# where is the best place to buy live food online



## blissfull (May 16, 2009)

hi i want to buy a bulk load of brown crickets size 3 online but anyone know where the best place to buy them from


----------



## realiker (Feb 16, 2009)

i buy from here Livefood UK Crickets Locusts Mealworms Reptile supplies mail order i normally buy locust 50 bag, very healthy only the odd 1 or 2 dead but the bag always has more then 50 in it anyway, cant fault them...
:no1:


----------



## brian (Oct 22, 2005)

This place is by far the best place....And a lot of shops use them...

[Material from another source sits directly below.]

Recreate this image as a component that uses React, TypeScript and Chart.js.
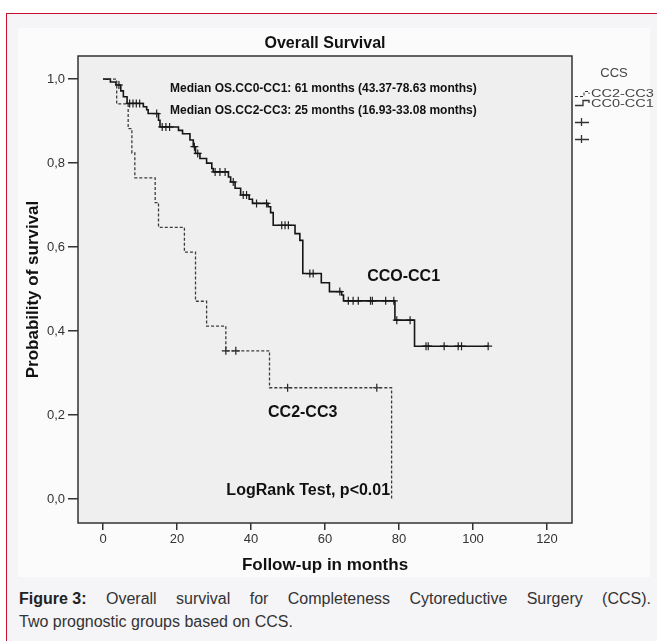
import React, { useEffect, useRef } from "react";
import { Chart, registerables } from "chart.js";

Chart.register(...registerables);

// ---------- data ----------
// CC0-CC1 (solid) Kaplan-Meier steps: time (months) -> survival after the drop
const cc01Times = [0, 2, 3.5, 4.8, 5.5, 6.5, 10.9, 11.8, 12.2, 15.0, 15.4, 20.4, 21.5, 23.5, 24.4, 25.0, 26.2, 28.0, 29.4, 29.8, 33.9, 34.5, 35.7, 37.2, 39.5, 40.4, 44.6, 45.3, 46.0, 51.9, 53.2, 54.0, 59.0, 61.2, 64.5, 65.0, 78.9, 84.2];
const cc01Surv = [1.0, 0.993, 0.986, 0.972, 0.958, 0.942, 0.934, 0.927, 0.918, 0.902, 0.886, 0.878, 0.87, 0.855, 0.839, 0.823, 0.811, 0.8, 0.787, 0.779, 0.767, 0.755, 0.74, 0.724, 0.714, 0.704, 0.696, 0.682, 0.652, 0.632, 0.616, 0.537, 0.515, 0.494, 0.486, 0.472, 0.426, 0.364];
const cc01LastFollowUp = 104.1;
const cc01Censored = [4.3, 7.2, 8.1, 9.0, 9.9, 14.5, 16.0, 17.0, 18.0, 24.7, 25.6, 30.3, 31.6, 33.0, 35.2, 37.9, 38.8, 41.5, 44.2, 48.3, 49.2, 50.1, 55.9, 56.8, 64.0, 66.3, 67.6, 69.0, 72.3, 72.8, 76.4, 78.6, 79.4, 83.0, 87.3, 87.9, 92.2, 96.0, 96.9, 104.1];

// CC2-CC3 (dashed)
const cc23Times = [0, 3.7, 6.8, 7.8, 8.6, 14.1, 15.0, 22.0, 25.0, 28.0, 33.2, 45.0, 78.0];
const cc23Surv = [1.0, 0.941, 0.882, 0.824, 0.765, 0.706, 0.647, 0.588, 0.471, 0.412, 0.353, 0.265, 0.0];
const cc23LastFollowUp = 78.0;
const cc23Censored = [33.2, 35.9, 49.9, 74.0];

const xTickValues = [0, 20, 40, 60, 80, 100, 120];
const yTickValues = [0, 0.2, 0.4, 0.6, 0.8, 1.0];

const annotationLabels = [
  { text: "Median OS.CC0-CC1: 61 months (43.37-78.63 months)", x: 18.1, y: 0.976, align: "left", size: 12 },
  { text: "Median OS.CC2-CC3: 25 months (16.93-33.08 months)", x: 18.1, y: 0.924, align: "left", size: 12 },
  { text: "CCO-CC1", x: 71.4, y: 0.529, align: "left", size: 16 },
  { text: "CC2-CC3", x: 44.6, y: 0.205, align: "left", size: 16 },
  { text: "LogRank Test, p<0.01", x: 77.6, y: 0.019, align: "right", size: 16 },
];

const FONT = "'Liberation Sans', Arial, Helvetica, sans-serif";

function kmPoints(times: number[], surv: number[], last: number) {
  const pts = times.map((t, i) => ({ x: t, y: surv[i] }));
  if (last > times[times.length - 1]) pts.push({ x: last, y: surv[surv.length - 1] });
  return pts;
}
function survAt(times: number[], surv: number[], t: number) {
  let s = surv[0];
  for (let i = 0; i < times.length; i++) if (times[i] <= t) s = surv[i];
  return s;
}

function stretchedText(ctx: CanvasRenderingContext2D, text: string, x: number, y: number, sx: number) {
  ctx.save();
  ctx.translate(x, y);
  ctx.scale(sx, 1);
  ctx.fillText(text, 0, 0);
  ctx.restore();
}

const plotDecor = {
  id: "plotDecor",
  beforeDatasetsDraw(chart: any) {
    const { ctx, chartArea: a } = chart;
    ctx.save();
    ctx.fillStyle = "#efefef";
    ctx.fillRect(a.left, a.top, a.right - a.left, a.bottom - a.top);
    ctx.restore();
  },
  afterDatasetsDraw(chart: any) {
    const { ctx, chartArea: a, scales } = chart;
    ctx.save();
    ctx.strokeStyle = "#333";
    ctx.lineWidth = 1.5;
    ctx.strokeRect(a.left, a.top, a.right - a.left, a.bottom - a.top);
    // annotations
    ctx.fillStyle = "#111";
    ctx.textBaseline = "middle";
    for (const l of annotationLabels) {
      ctx.font = `bold ${l.size}px ${FONT}`;
      ctx.textAlign = l.align as CanvasTextAlign;
      ctx.fillText(l.text, scales.x.getPixelForValue(l.x), scales.y.getPixelForValue(l.y));
    }
    // legend
    const lx = a.right + 3;
    ctx.fillStyle = "#444";
    ctx.textAlign = "center";
    ctx.font = `13px ${FONT}`;
    ctx.fillText("CCS", a.right + 42, 73);
    ctx.textAlign = "left";
    ctx.font = `10px ${FONT}`;
    stretchedText(ctx, "CC2-CC3", lx + 16, 94.5, 1.45);
    stretchedText(ctx, "CC0-CC1", lx + 16, 104, 1.45);
    ctx.strokeStyle = "#333";
    ctx.lineWidth = 1;
    ctx.setLineDash([3, 2]);
    ctx.beginPath();
    ctx.moveTo(lx, 96.5); ctx.lineTo(lx + 9, 96.5); ctx.lineTo(lx + 9, 91.5); ctx.lineTo(lx + 14, 91.5); ctx.lineTo(lx + 14, 94);
    ctx.stroke();
    ctx.setLineDash([]);
    ctx.lineWidth = 1.3;
    ctx.beginPath();
    ctx.moveTo(lx, 105.5); ctx.lineTo(lx + 8, 105.5); ctx.lineTo(lx + 8, 100.5); ctx.lineTo(lx + 14, 100.5); ctx.lineTo(lx + 14, 103);
    ctx.stroke();
    for (const cy of [122, 139]) {
      ctx.beginPath();
      ctx.moveTo(lx, cy + 0.5); ctx.lineTo(lx + 14, cy + 0.5);
      ctx.moveTo(lx + 6.5, cy - 4); ctx.lineTo(lx + 6.5, cy + 4);
      ctx.stroke();
    }
    ctx.restore();
  },
};

function KMChart() {
  const ref = useRef<HTMLCanvasElement | null>(null);
  useEffect(() => {
    if (!ref.current) return;
    const cc01Pts = kmPoints(cc01Times, cc01Surv, cc01LastFollowUp);
    const cc23Pts = kmPoints(cc23Times, cc23Surv, cc23LastFollowUp);
    const cc01Cens = cc01Censored.map((t) => ({ x: t, y: survAt(cc01Times, cc01Surv, t) }));
    const cc23Cens = cc23Censored.map((t) => ({ x: t, y: survAt(cc23Times, cc23Surv, t) }));
    const chart = new Chart(ref.current, {
      type: "line",
      data: {
        datasets: [
          { label: "CC2-CC3", data: cc23Pts, stepped: "before", borderColor: "#3c3c3c", borderWidth: 1.3, borderDash: [3, 2], pointRadius: 0, fill: false } as any,
          { label: "CC0-CC1", data: cc01Pts, stepped: "before", borderColor: "#151515", borderWidth: 1.6, pointRadius: 0, fill: false } as any,
          { type: "scatter", label: "CC2-CC3 censored", data: cc23Cens, pointStyle: "cross", pointRadius: 4, borderColor: "#222", borderWidth: 1.2, showLine: false } as any,
          { type: "scatter", label: "CC0-CC1 censored", data: cc01Cens, pointStyle: "cross", pointRadius: 4, borderColor: "#222", borderWidth: 1.2, showLine: false } as any,
        ],
      },
      options: {
        animation: false,
        responsive: false,
        devicePixelRatio: 1,
        layout: { padding: { left: 0, right: 85, top: 0, bottom: 0 } },
        plugins: {
          legend: { display: false },
          tooltip: { enabled: false },
          title: {
            display: true,
            text: "Overall Survival",
            fullSize: false,
            color: "#111",
            font: { family: FONT, size: 16, weight: "bold", lineHeight: 1.2 },
            padding: { top: 34.4, bottom: 2.4 },
          },
        },
        scales: {
          x: {
            type: "linear",
            min: -6.76,
            max: 126.76,
            afterBuildTicks: (s: any) => { s.ticks = xTickValues.map((v) => ({ value: v })); },
            afterFit: (s: any) => { s.height = 57; },
            ticks: { color: "#333", font: { family: FONT, size: 13 }, padding: 2, autoSkip: false, maxRotation: 0 },
            grid: { drawOnChartArea: false, tickLength: 7, color: "#333", lineWidth: 1.5 },
            border: { display: false },
            title: { display: true, text: "Follow-up in months", color: "#111", font: { family: FONT, size: 17, weight: "bold", lineHeight: 1.2 }, padding: { top: 0, bottom: 4.8 } },
          },
          y: {
            type: "linear",
            min: -0.057,
            max: 1.055,
            afterBuildTicks: (s: any) => { s.ticks = yTickValues.map((v) => ({ value: v })); },
            afterFit: (s: any) => { s.width = 78; },
            ticks: { color: "#333", font: { family: FONT, size: 13 }, padding: 3, autoSkip: false, callback: (v: any) => Number(v).toFixed(1).replace(".", ",") },
            grid: { drawOnChartArea: false, tickLength: 10, color: "#333", lineWidth: 1.5 },
            border: { display: false },
            title: { display: true, text: "Probability of survival", color: "#111", font: { family: FONT, size: 17, weight: "bold", lineHeight: 1.2 }, padding: { top: 22.8, bottom: 0 } },
          },
        },
      } as any,
      plugins: [plotDecor],
    });
    return () => chart.destroy();
  }, []);
  return <canvas ref={ref} width={657} height={580} style={{ position: "absolute", left: 0, top: 0, width: 657, height: 580 }} />;
}

export default function App() {
  return (
    <div style={{ position: "fixed", left: 0, top: 0, width: 657, height: 641, background: "#ffffff", overflow: "hidden", fontFamily: FONT }}>
      <div style={{ position: "absolute", left: 6, top: 13, width: 660, height: 660, border: "1px solid #c8102e", background: "#f5f4f7", boxSizing: "border-box" }} />
      <div style={{ position: "absolute", left: 18, top: 28, width: 632, height: 549, background: "#fbfbfb" }} />
      <KMChart />
      <div style={{ position: "absolute", left: 19, top: 587, width: 632, fontFamily: FONT, fontSize: 16, lineHeight: "23px", color: "#333" }}>
        <div style={{ textAlign: "justify", textAlignLast: "justify" as any }}>
          <b style={{ color: "#222", display: "inline-block" }}>Figure&nbsp;3:</b> Overall survival for Completeness Cytoreductive Surgery (CCS).
        </div>
        <div>Two prognostic groups based on CCS.</div>
      </div>
    </div>
  );
}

Welcome to the Livefood Warehouse





.


----------



## Alex (Jun 14, 2009)

Livefood UK Crickets Locusts Mealworms Reptile supplies mail order


----------



## petro69 (May 7, 2009)

Welcome to the Official Ravin Reptile's website!
quick, cheap and very good


----------



## rogersspider2007 (Apr 2, 2007)

Bugs R Us Livefood reptile food and lizard food Bugs R Us Livefood have a deal on their website where you can buy any 3 tubs of livefood for £4.98 Inc VAT their Rodents are out of stock at the moment.

hope this helps

Roger


----------



## mattandme2 (Sep 23, 2010)

www.cricketfactory.com


----------



## chuckie127 (Sep 5, 2009)

www.livefoodsdirect.co.uk

Best standards ive seen.. i order 1000 weekly and order before 12 mid-day and get next day delivery free!


----------



## Wonga16 (Aug 24, 2010)

Home - Urban-Exotics

All our livefood is fed and healthy before leaving so it survives with you for longer. 

Prices are cheap and we sell pre packed live tubs and also large bulk quantities. 

Get 10% Off you first order and make it even cheaper


----------



## atrox1 (Feb 8, 2009)

Hi there, I use Bugs RUs too as I've known them for years, their livefoods are the healthiest i have ever had, as they last a long time before death. Also they have an offer on for 3 tubs under £5 and i believe they have just reduced their bulk buy bags too. 

:2thumb:


----------